In the debate on expanding the NATO alliance, the Clinton administration’s case lost what meager credibility it once had. That is especially true on the critical issue of what the expansion will cost. From the beginning, the administration was reluctant to talk about costs for fear that their magnitude would torpedo the whole initiative. It took studies by the Congressional Budget Office and RAND and congressional prodding to force the administration to make its own (deeply flawed) effort. That low-ball estimate of $27 to $35 billion was largely based on choosing an amount that Congress would find acceptable, rather than costing a detailed list of the military requirements needed to provide the required defense for the three new members (Poland, Hungary, and the Czech Republic). Not surprisingly, the administration published scant details about the assumptions underlying its estimate, and Congress was justifiably skeptical about the administration’’s low numbers.

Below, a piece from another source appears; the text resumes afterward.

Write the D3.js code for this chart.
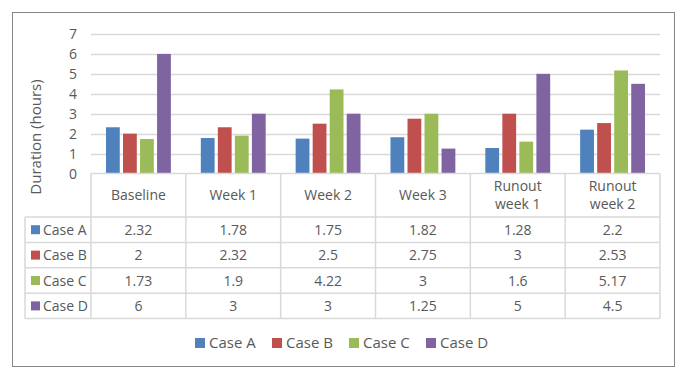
<!DOCTYPE html>
<html>
<head>
<meta charset="utf-8">
<script src="https://cdn.jsdelivr.net/npm/d3@7"></script>
<style>
  body { margin: 0; background: #fff; }
  svg text { font-family: "Open Sans", sans-serif; fill: #595959; }
</style>
</head>
<body>
<svg id="chart" width="687" height="379"></svg>
<script>
// categories and series
var categories = ["Baseline", "Week 1", "Week 2", "Week 3", "Runout week 1", "Runout week 2"];
var headerLines = [["Baseline"], ["Week 1"], ["Week 2"], ["Week 3"], ["Runout", "week 1"], ["Runout", "week 2"]];
var seriesNames = ["Case A", "Case B", "Case C", "Case D"];
var caseA = [2.32, 1.78, 1.75, 1.82, 1.28, 2.2];
var caseB = [2, 2.32, 2.5, 2.75, 3, 2.53];
var caseC = [1.73, 1.9, 4.22, 3, 1.6, 5.17];
var caseD = [6, 3, 3, 1.25, 5, 4.5];
var yTicks = [0, 1, 2, 3, 4, 5, 6, 7];

var seriesValues = [caseA, caseB, caseC, caseD];
var colors = ["#4F81BD", "#C0504D", "#9BBB59", "#8064A2"];

var svg = d3.select("#chart");

// outer chart border
svg.append("rect")
    .attr("x", 12.5).attr("y", 12.5)
    .attr("width", 662).attr("height", 354)
    .attr("fill", "none").attr("stroke", "#868686").attr("stroke-width", 1);

var plotLeft = 91, plotRight = 660, plotTop = 34, plotBottom = 173.5;
var tableLeft = 25;
var headerH = 43.5, rowH = 25.4;

var x = d3.scaleBand().domain(categories).range([plotLeft, plotRight]);
var x1 = d3.scaleBand().domain(seriesNames).range([0, x.bandwidth()])
    .paddingInner(0.19).paddingOuter(0.88);
var y = d3.scaleLinear().domain([0, 7]).range([plotBottom, plotTop]);

// gridlines
svg.append("g").selectAll("line").data(yTicks.slice(1)).enter().append("line")
    .attr("x1", plotLeft).attr("x2", plotRight)
    .attr("y1", function(d) { return Math.round(y(d)) + 0.5; })
    .attr("y2", function(d) { return Math.round(y(d)) + 0.5; })
    .attr("stroke", "#d9d9d9").attr("stroke-width", 1.5);

// y tick labels
svg.append("g").selectAll("text").data(yTicks).enter().append("text")
    .attr("x", 77).attr("y", function(d) { return y(d); })
    .attr("dy", "0.36em")
    .attr("text-anchor", "end")
    .style("font-size", "14px")
    .text(function(d) { return d; });

// y axis title
svg.append("text")
    .attr("transform", "translate(41,137) rotate(-90)")
    .attr("text-anchor", "middle")
    .style("font-size", "15px")
    .text("Duration (hours)");

// bars
var groups = svg.append("g").selectAll("g").data(categories).enter().append("g")
    .attr("transform", function(d) { return "translate(" + x(d) + ",0)"; });

groups.selectAll("rect")
    .data(function(d, i) {
        return seriesNames.map(function(s, j) { return { name: s, value: seriesValues[j][i], idx: j }; });
    })
    .enter().append("rect")
    .attr("x", function(d) { return x1(d.name); })
    .attr("width", x1.bandwidth())
    .attr("y", function(d) { return y(d.value); })
    .attr("height", function(d) { return plotBottom - y(d.value); })
    .attr("fill", function(d) { return colors[d.idx]; });

// data table
var tableBottom = plotBottom + headerH + rowH * seriesNames.length;
var lineColor = "#d9d9d9";
var tbl = svg.append("g");

// horizontal line on category axis
tbl.append("line")
    .attr("x1", plotLeft).attr("x2", plotRight)
    .attr("y1", plotBottom).attr("y2", plotBottom)
    .attr("stroke", lineColor).attr("stroke-width", 1.5);

// row lines
var rowYs = d3.range(seriesNames.length + 1).map(function(i) { return plotBottom + headerH + i * rowH; });
tbl.selectAll("line.row").data(rowYs).enter().append("line")
    .attr("class", "row")
    .attr("x1", tableLeft).attr("x2", plotRight)
    .attr("y1", function(d) { return d; }).attr("y2", function(d) { return d; })
    .attr("stroke", lineColor).attr("stroke-width", 1.5);

// column lines
var colXs = categories.map(function(c) { return x(c); }).concat([plotRight]);
tbl.selectAll("line.col").data(colXs).enter().append("line")
    .attr("class", "col")
    .attr("x1", function(d) { return d; }).attr("x2", function(d) { return d; })
    .attr("y1", plotBottom).attr("y2", tableBottom)
    .attr("stroke", lineColor).attr("stroke-width", 1.5);

tbl.append("line")
    .attr("x1", tableLeft).attr("x2", tableLeft)
    .attr("y1", plotBottom + headerH).attr("y2", tableBottom)
    .attr("stroke", lineColor).attr("stroke-width", 1.5);

// header labels, one text per line
categories.forEach(function(c, i) {
    var lines = headerLines[i];
    var cy = plotBottom + headerH / 2;
    var gap = 18;
    lines.forEach(function(l, k) {
        tbl.append("text")
            .attr("text-anchor", "middle")
            .style("font-size", "14px")
            .attr("x", x(c) + x.bandwidth() / 2)
            .attr("y", cy + (k - (lines.length - 1) / 2) * gap)
            .attr("dy", "0.36em")
            .text(l);
    });
});

// row labels with keys
seriesNames.forEach(function(s, j) {
    var cy = plotBottom + headerH + j * rowH + rowH / 2;
    tbl.append("rect")
        .attr("x", 31).attr("y", cy - 4.5)
        .attr("width", 9).attr("height", 9)
        .attr("fill", colors[j]);
    tbl.append("text")
        .attr("x", 43).attr("y", cy).attr("dy", "0.36em")
        .style("font-size", "14px")
        .text(s);
    tbl.selectAll(null).data(seriesValues[j]).enter().append("text")
        .attr("x", function(d, i) { return x(categories[i]) + x.bandwidth() / 2; })
        .attr("y", cy).attr("dy", "0.36em")
        .attr("text-anchor", "middle")
        .style("font-size", "14px")
        .text(function(d) { return d; });
});

// legend
var legendX = [195, 272, 349, 426];
var legend = svg.append("g").selectAll("g").data(seriesNames).enter().append("g")
    .attr("transform", function(d, i) { return "translate(" + legendX[i] + ",343)"; });
legend.append("rect")
    .attr("x", 0).attr("y", -5).attr("width", 10).attr("height", 10)
    .attr("fill", function(d, i) { return colors[i]; });
legend.append("text")
    .attr("x", 14).attr("dy", "0.36em")
    .style("font-size", "15px")
    .text(function(d) { return d; });
</script>
</body>
</html>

Then France and Germany declared that they would not pay any of the additional costs of expansion. After Secretaries Albright and Cohen realized that the allies’ refusal to accept an expansion with any significant costs would pose a greater threat than congressional skepticism to the administration’s most important foreign policy initiative, they scrambled to assert that the administration had overestimated the costs. They claimed--contrary to what leaked NATO documents and experts inside and outside the U.S. government concluded--that the military infrastructure in the three new members was in better shape than expected, thus reducing the improvements needed and the associated costs. At the same time, NATO commanders suddenly claimed that the security threat to new members had declined during the brief period (less than one year) even since the administration’’s cost estimate was completed. Such miraculous revelations occurred just as embarrassed U.S. officials accepted the astonishingly low NATO estimate of expansion-induced increases in alliance budgets--a mere $1.5 billion over 10 years--that they had earlier rejected for its faulty assumptions.

NATO’s bureaucracy reports that the details of that estimate are classified and will remain so indefinitely. The convenient suppression of information prevents outside experts from critically examining the assumptions and methodology of the estimate. What are the administration and NATO hiding?

Of course, in any cost estimate the devil is in the detailed assumptions and costing methods used. To date, of all the cost estimates, only the Congressional Budget Office’s (CBO’’s) contained detailed assumptions and methodology. Even when that estimate is made comparable with the administration’s estimate--that is, when it is adjusted to reflect the administration’s questionable assumptions--the projected costs are at least twice as much ($70 billion) as those estimated by the administration. Using alternative assumptions, the CBO estimated that costs could rise to as much as $125 billion.

The administration’s grossly inaccurate estimate of the costs for the operation in Bosnia should provide a warning to Congress and the public concerning the probable costs of NATO expansion. The administration initially estimated that the operation would cost the United States less than $2 billion. That total is now $8 billion and the meter is still running.

At the very least, the debate on costs should not be conducted in a fog of secrecy. Parliamentarians in other NATO countries have protested the classification of NATO‘s cost estimate. The U.S. Congress-the most powerful legislative body in the world, with constitutional prerogatives of advice and consent on treaties and the power of the purse--should do the same. Before voting on this major extension of U.S. security guarantees to new nations, Congress should know that an accurate estimate of the cost has been made using defensible assumptions and methodology. The convenient suppression of details in the administration’s and NATO’s low cost estimates--especially given the administration’s history of inaccurate cost projections on other initiatives--should make Congress doubly suspicious.